Dia merasa kecewa dengan tindakan BP Batam yang telah mengalokasikan tanah itu kepada pihak lain yang baru bermohon. ”Klien kami telah mengajukan perpanjangan sewa UWT (Uang Wajib Tahunan) BP Batam, tetapi tidak diberi akses, padahal masih dalam tenggang waktu yang diperbolehkan secara hukum, yakni kurang dari setahun. Hak-hak klien kami diabaikan, sementara klien kami memiliki aset hingga ratusan miliar sebagai bukti keseriusan dalam berinvestasi,” ujar Jecky Alatas.
Meski pemilik hotel dan kuasa hukum meminta eksekusi pengosongan dan pembongkaran dihentikan, namun pekerja terus melakukan kegiatannya dengan membongkar atas gedung. Para penanggungjawab dari masing-masing institusi di lapangan, seperti Puraem Sinambela dari Ditpam BP Batam, Imam Tohari, dan Sukamto, dari Intelkam Polresta Barelang menyatakan pihaknya hanya ditugaskan menjaga ketertiban dalam pembongkaran gedung Pura Jaya Hotel itu.
Meski BP Batam merasa menang lewat jalur PTUN (Pengadilan Tata Usaha Negara), namun pengadilan TUN tidak berwenang mengeluarkan perintah eksekusi. Kami tidak akan menerima eksekusi tanpa dasar hukum, yakni perintah pengadilan biasa (umum). Jecky Alatas, SH, Kuasa Hukum PT Dani Tasha Lestari, pemilik Hotel Pura Jaya
Beberapa menit sempat terjadi ketegangan karena Kuasa Hukum PT DTL meminta pembongkaran dihentikan sambil menunggu pertemuan dengan pihak Biro Hukum BP Batam. Pihaknya memprotes pembongkaran itu karena dinilai melanggar hukum. ”Meski BP Batam merasa menang lewat jalur PTUN (Pengadilan Tata Usaha Negara), namun pengadilan TUN tidak berwenang mengeluarkan perintah eksekusi. Kami tidak akan menerima eksekusi tanpa dasar hukum, yakni perintah pengadilan biasa (umum),” tegas Jecky Alatas.

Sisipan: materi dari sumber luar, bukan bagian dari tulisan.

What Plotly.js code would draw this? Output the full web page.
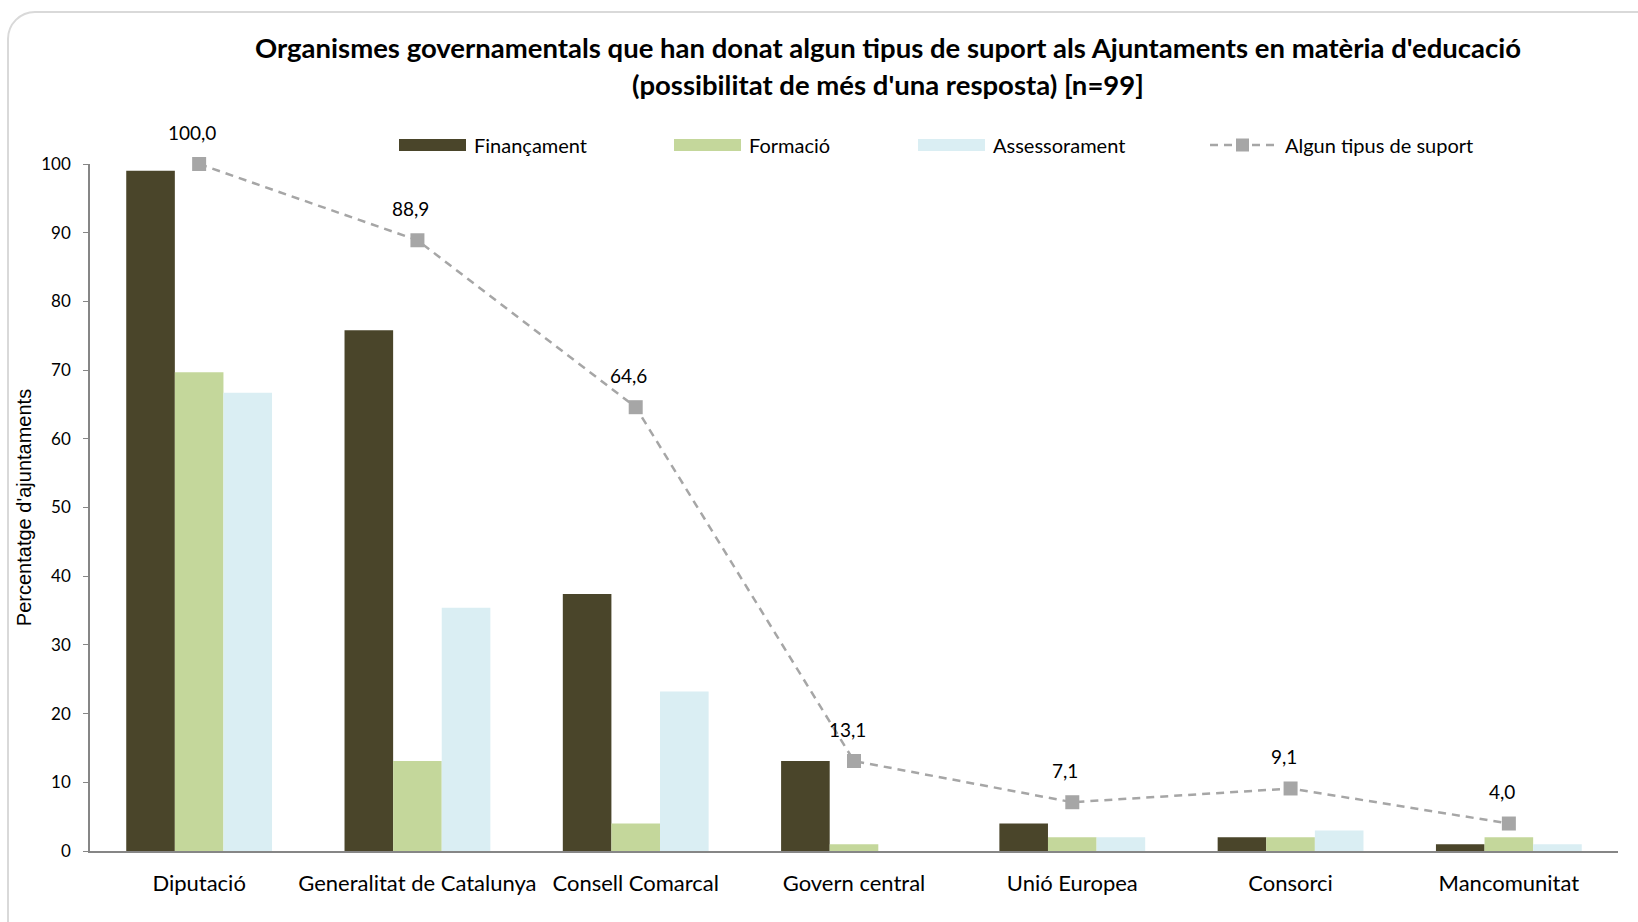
<!DOCTYPE html>
<html>
<head>
<meta charset="utf-8">
<script src="https://cdn.plot.ly/plotly-3.0.1.min.js"></script>
<style>
  html, body { margin: 0; padding: 0; background: #fff; overflow: hidden; }
  #frame {
    position: absolute; left: 7px; top: 11px; width: 1700px; height: 1000px;
    border: 2px solid #d9d9d9; border-radius: 28px; box-sizing: border-box;
  }
  #myChart { position: absolute; left: 0; top: 0; width: 1638px; height: 922px; }
</style>
</head>
<body>
<div id="frame"></div>
<div id="myChart"></div>
<script>
var categories = ['Diputació', 'Generalitat de Catalunya', 'Consell Comarcal', 'Govern central', 'Unió Europea', 'Consorci', 'Mancomunitat']
var financament = [99.0, 75.8, 37.4, 13.1, 4.0, 2.0, 1.0]
var formacio = [69.7, 13.1, 4.0, 1.0, 2.0, 2.0, 2.0]
var assessorament = [66.7, 35.4, 23.2, 0.0, 2.0, 3.0, 1.0]
var alguns = [100.0, 88.9, 64.6, 13.1, 7.1, 9.1, 4.0]
var seriesNames = ['Finançament', 'Formació', 'Assessorament', 'Algun tipus de suport']
var yTicks = [0, 10, 20, 30, 40, 50, 60, 70, 80, 90, 100]

var colors = ['#4a452a', '#c4d79b', '#daeef3', '#a6a6a6']
var font = 'Lato, "Open Sans", sans-serif'

// plot area in pixels, used to place the hand made legend and title
var L = 90, R = 1618, T = 164, B = 851
function px(x){ return (x - L) / (R - L) }
function py(y){ return (B - y) / (B - T) }

function barTrace(values, i){
    return {
        type: 'bar',
        name: seriesNames[i],
        x: categories,
        y: values,
        marker: {color: colors[i]},
        hoverinfo: 'x+y+name'
    }
}

var traces = [
    barTrace(financament, 0),
    barTrace(formacio, 1),
    barTrace(assessorament, 2),
    {
        type: 'scatter',
        mode: 'lines+markers',
        name: seriesNames[3],
        x: categories,
        y: alguns,
        cliponaxis: false,
        line: {color: colors[3], width: 2.5, dash: '8px,6px'},
        marker: {symbol: 'square', size: 14, color: colors[3]}
    }
]

var annotations = []
alguns.forEach((v, i) => {
    annotations.push({
        x: categories[i], y: v, xref: 'x', yref: 'y',
        text: v.toFixed(1).replace('.', ','),
        showarrow: false, yshift: 32, xshift: -7,
        font: {family: font, size: 19, color: '#000'}
    })
})

// title, two lines
annotations.push({
    xref: 'paper', yref: 'paper', x: px(888), y: py(48), yanchor: 'middle',
    text: "<b>Organismes governamentals que han donat algun tipus de suport als Ajuntaments en matèria d'educació</b>",
    showarrow: false, font: {family: font, size: 27.5, color: '#000'}
})
annotations.push({
    xref: 'paper', yref: 'paper', x: px(888), y: py(84), yanchor: 'middle',
    text: "<b>(possibilitat de més d'una resposta) [n=99]</b>",
    showarrow: false, font: {family: font, size: 27.5, color: '#000'}
})

// legend drawn by hand so the swatches are wide like the original
var legendX = [399, 674, 918, 1210]
var legendY = 145
var shapes = []
seriesNames.forEach((name, i) => {
    var x0 = legendX[i]
    if (i < 3) {
        shapes.push({
            type: 'rect', xref: 'paper', yref: 'paper',
            x0: px(x0), x1: px(x0 + 67), y0: py(legendY - 6), y1: py(legendY + 6),
            fillcolor: colors[i], line: {width: 0}
        })
    } else {
        shapes.push({
            type: 'line', xref: 'paper', yref: 'paper',
            x0: px(x0), x1: px(x0 + 64), y0: py(legendY), y1: py(legendY),
            line: {color: colors[3], width: 2.5, dash: '8px,6px'}
        })
        shapes.push({
            type: 'rect', xref: 'paper', yref: 'paper',
            x0: px(x0 + 26), x1: px(x0 + 39), y0: py(legendY - 6.5), y1: py(legendY + 6.5),
            fillcolor: colors[3], line: {width: 0}
        })
    }
    annotations.push({
        xref: 'paper', yref: 'paper', x: px(x0 + 73), y: py(legendY),
        xanchor: 'left', yanchor: 'middle', showarrow: false,
        text: name, font: {family: font, size: 20, color: '#000'}
    })
})

var layout = {
    width: 1638,
    height: 922,
    margin: {l: L, r: 1638 - R, t: T, b: 922 - B, pad: 0},
    paper_bgcolor: 'rgba(0,0,0,0)',
    plot_bgcolor: 'rgba(0,0,0,0)',
    showlegend: false,
    barmode: 'group',
    bargap: 0.332,
    bargroupgap: 0,
    font: {family: font, color: '#000'},
    xaxis: {
        type: 'category',
        showline: true, linecolor: '#868686', linewidth: 2,
        ticks: '', showgrid: false, zeroline: false,
        tickfont: {family: font, size: 22, color: '#000'},
        ticklabelstandoff: 12
    },
    yaxis: {
        range: [0, 100],
        tickvals: yTicks,
        ticktext: yTicks.map(String),
        showline: true, linecolor: '#868686', linewidth: 1.5,
        ticks: 'outside', ticklen: 5, tickcolor: '#868686', tickwidth: 1,
        showgrid: false, zeroline: false,
        tickfont: {family: font, size: 17, color: '#000'},
        ticklabelstandoff: 9,
        title: {
            text: "Percentatge d'ajuntaments",
            font: {family: '"Liberation Sans", Arial, sans-serif', size: 20, color: '#000'},
            standoff: 4
        }
    },
    shapes: shapes,
    annotations: annotations
}

Plotly.newPlot('myChart', traces, layout, {displayModeBar: false})
</script>
</body>
</html>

Usai bersitegang di lokasi hotel, pihak PT DTL bertemu di salah satu restauran kawasan Nongsa. Dalam pertemuan yang dipimpin oleh Anggi, salah satu staf Biro Hukum BP Batam, kedua belah pihak bertentangan sikapnya menghadapi pembongkaran yang terjadi. ”Yang melakukan pembongkaran bukan BP Batam, tetapi PT Pasifik, di mana mereka sekarang menjadi pemilik tanah. Semua proses telah kami jalankan sesuai aturan, bahkan kami telah mengundang Pak Ruri beberapa kali dalam rapat, tetapi tidak hadir,” ujar Anggi.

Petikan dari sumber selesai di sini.